--- Begin Given information ---
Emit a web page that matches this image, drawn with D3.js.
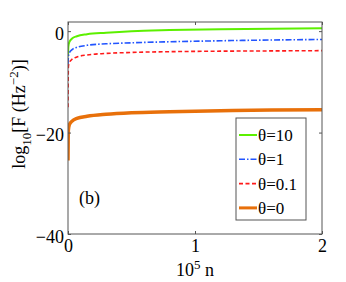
<!DOCTYPE html>
<html>
<head>
<meta charset="utf-8">
<script src="https://cdn.jsdelivr.net/npm/d3@7"></script>
<style>
  body { margin: 0; background: #fff; }
  svg { display: block; }
  text { font-family: "Times New Roman", Times, "Liberation Serif", "DejaVu Serif", serif; fill: #000; }
</style>
</head>
<body>
<div id="chart"></div>
<script>
// n in units of 1e5
const nValues = [0, 0.003, 0.01, 0.03, 0.07, 0.15, 0.3, 0.5, 0.8, 1.2, 1.6, 2.0];
const theta10 = [-5.0, -3.0, -2.2, -1.5, -1.0, -0.6, -0.3, 0.0, 0.2, 0.35, 0.45, 0.55];
const theta1 = [-6.5, -5.0, -4.3, -3.7, -3.2, -2.8, -2.5, -2.3, -2.1, -1.9, -1.75, -1.65];
const theta01 = [-15.0, -7.0, -6.2, -5.6, -5.1, -4.7, -4.4, -4.2, -4.05, -3.95, -3.9, -3.85];
const theta0 = [-25.5, -19.5, -18.5, -17.8, -17.2, -16.8, -16.4, -16.1, -15.9, -15.7, -15.55, -15.5];

const seriesNames = ['θ=10', 'θ=1', 'θ=0.1', 'θ=0'];
const xTicks = [0, 1, 2];
const yTicks = [0, -20, -40];

const W = 346, H = 282;
const margin = { left: 68, top: 22, right: 24, bottom: 48 };
const serif = '"Times New Roman", Times, "Liberation Serif", serif';

const styles = [
    { color: '#5cf000', width: 2, dash: null },
    { color: '#2255ff', width: 1.6, dash: '6,2,1.5,2' },
    { color: '#ff1a1a', width: 1.6, dash: '4,2.5' },
    { color: '#e8700a', width: 3.5, dash: null },
];

const svg = d3.select('#chart')
    .append('svg')
    .attr('width', W)
    .attr('height', H);

const x = d3.scaleLinear()
    .domain([0, 2])
    .range([margin.left, W - margin.right]);

const y = d3.scaleLinear()
    .domain([-40, 1.8])
    .range([H - margin.bottom, margin.top]);

svg.append('clipPath').attr('id', 'plotclip')
    .append('rect')
    .attr('x', x(0))
    .attr('y', y(1.8))
    .attr('width', x(2) - x(0))
    .attr('height', y(-40) - y(1.8));

const line = d3.line()
    .x(d => x(d[0]))
    .y(d => y(d[1]))
    .curve(d3.curveMonotoneX);

const allSeries = [theta10, theta1, theta01, theta0];

allSeries.forEach((vals, i) => {
    const pts = nValues.map((n, j) => [n, vals[j]]);
    svg.append('path')
        .datum(pts)
        .attr('clip-path', 'url(#plotclip)')
        .attr('fill', 'none')
        .attr('stroke', styles[i].color)
        .attr('stroke-width', styles[i].width)
        .attr('stroke-dasharray', styles[i].dash)
        .attr('d', line);
});

// box
svg.append('rect')
    .attr('x', x(0))
    .attr('y', y(1.8))
    .attr('width', x(2) - x(0))
    .attr('height', y(-40) - y(1.8))
    .attr('fill', 'none')
    .attr('stroke', '#555')
    .attr('stroke-width', 1);

// axes, ticks pointing inward
const xAxisB = d3.axisBottom(x).tickValues(xTicks).tickSizeInner(-3).tickSizeOuter(0).tickPadding(5)
    .tickFormat(d3.format('d'));
const xAxisT = d3.axisTop(x).tickValues(xTicks).tickSizeInner(-3).tickSizeOuter(0).tickFormat('');
const yAxisL = d3.axisLeft(y).tickValues(yTicks).tickSizeInner(-3).tickSizeOuter(0).tickPadding(4)
    .tickFormat(d => d < 0 ? '\u2212' + Math.abs(d) : d);
const yAxisR = d3.axisRight(y).tickValues(yTicks).tickSizeInner(-3).tickSizeOuter(0).tickFormat('');

function styleAxis(g) {
    g.attr('font-family', serif);
    g.select('.domain').remove();
    g.selectAll('line').attr('stroke', '#555');
    g.selectAll('text').attr('font-size', 18).attr('fill', '#000');
}

svg.append('g').attr('transform', `translate(0,${y(-40)})`).call(xAxisB).call(styleAxis);
svg.append('g').attr('transform', `translate(0,${y(1.8)})`).call(xAxisT).call(styleAxis);
svg.append('g').attr('transform', `translate(${x(0)},0)`).call(yAxisL).call(styleAxis)
    .selectAll('text').attr('dy', '0.45em');
svg.append('g').attr('transform', `translate(${x(2)},0)`).call(yAxisR).call(styleAxis);

// x label
const xl = svg.append('text')
    .attr('x', x(1))
    .attr('y', 276)
    .attr('text-anchor', 'middle')
    .attr('font-size', 18);
xl.append('tspan').text('10');
xl.append('tspan').attr('dy', -7).attr('font-size', 13).text('5');
xl.append('tspan').attr('dy', 7).text(' n');

// y label
const yl = svg.append('text')
    .attr('transform', 'translate(25,114) rotate(-90)')
    .attr('text-anchor', 'middle')
    .attr('font-size', 18);
yl.append('tspan').text('log');
yl.append('tspan').attr('dy', 6).attr('font-size', 13).text('10');
yl.append('tspan').attr('dy', -6).text('[F (Hz');
yl.append('tspan').attr('dy', -7).attr('font-size', 13).text('\u22122');
yl.append('tspan').attr('dy', 7).text(')]');

// panel tag
svg.append('text')
    .attr('x', 79)
    .attr('y', 204)
    .attr('font-size', 18)
    .text('(b)');

// legend
const legend = svg.append('g');
legend.append('rect')
    .attr('x', 236)
    .attr('y', 118)
    .attr('width', 70)
    .attr('height', 102)
    .attr('fill', '#fff')
    .attr('stroke', '#555')
    .attr('stroke-width', 1);

seriesNames.forEach((name, i) => {
    const cy = 135 + i * 24.3;
    legend.append('line')
        .attr('x1', 239)
        .attr('x2', 257)
        .attr('y1', cy)
        .attr('y2', cy)
        .attr('stroke', styles[i].color)
        .attr('stroke-width', Math.min(styles[i].width, 3))
        .attr('stroke-dasharray', styles[i].dash);
    legend.append('text')
        .attr('x', 258)
        .attr('y', cy + 6)
        .attr('font-size', 17)
        .text(name);
});
</script>
</body>
</html>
--- End Given information ---
**Requirement**:
With the pictures left out, restate word for word every line of the data above, from the first down to the line that contains "- margin.bottom, margin.top]);".

**Output for this task**:
Emit a web page that matches this image, drawn with D3.js.
<!DOCTYPE html>
<html>
<head>
<meta charset="utf-8">
<script src="https://cdn.jsdelivr.net/npm/d3@7"></script>
<style>
  body { margin: 0; background: #fff; }
  svg { display: block; }
  text { font-family: "Times New Roman", Times, "Liberation Serif", "DejaVu Serif", serif; fill: #000; }
</style>
</head>
<body>
<div id="chart"></div>
<script>
// n in units of 1e5
const nValues = [0, 0.003, 0.01, 0.03, 0.07, 0.15, 0.3, 0.5, 0.8, 1.2, 1.6, 2.0];
const theta10 = [-5.0, -3.0, -2.2, -1.5, -1.0, -0.6, -0.3, 0.0, 0.2, 0.35, 0.45, 0.55];
const theta1 = [-6.5, -5.0, -4.3, -3.7, -3.2, -2.8, -2.5, -2.3, -2.1, -1.9, -1.75, -1.65];
const theta01 = [-15.0, -7.0, -6.2, -5.6, -5.1, -4.7, -4.4, -4.2, -4.05, -3.95, -3.9, -3.85];
const theta0 = [-25.5, -19.5, -18.5, -17.8, -17.2, -16.8, -16.4, -16.1, -15.9, -15.7, -15.55, -15.5];

const seriesNames = ['θ=10', 'θ=1', 'θ=0.1', 'θ=0'];
const xTicks = [0, 1, 2];
const yTicks = [0, -20, -40];

const W = 346, H = 282;
const margin = { left: 68, top: 22, right: 24, bottom: 48 };
const serif = '"Times New Roman", Times, "Liberation Serif", serif';

const styles = [
    { color: '#5cf000', width: 2, dash: null },
    { color: '#2255ff', width: 1.6, dash: '6,2,1.5,2' },
    { color: '#ff1a1a', width: 1.6, dash: '4,2.5' },
    { color: '#e8700a', width: 3.5, dash: null },
];

const svg = d3.select('#chart')
    .append('svg')
    .attr('width', W)
    .attr('height', H);

const x = d3.scaleLinear()
    .domain([0, 2])
    .range([margin.left, W - margin.right]);

const y = d3.scaleLinear()
    .domain([-40, 1.8])
    .range([H - margin.bottom, margin.top]);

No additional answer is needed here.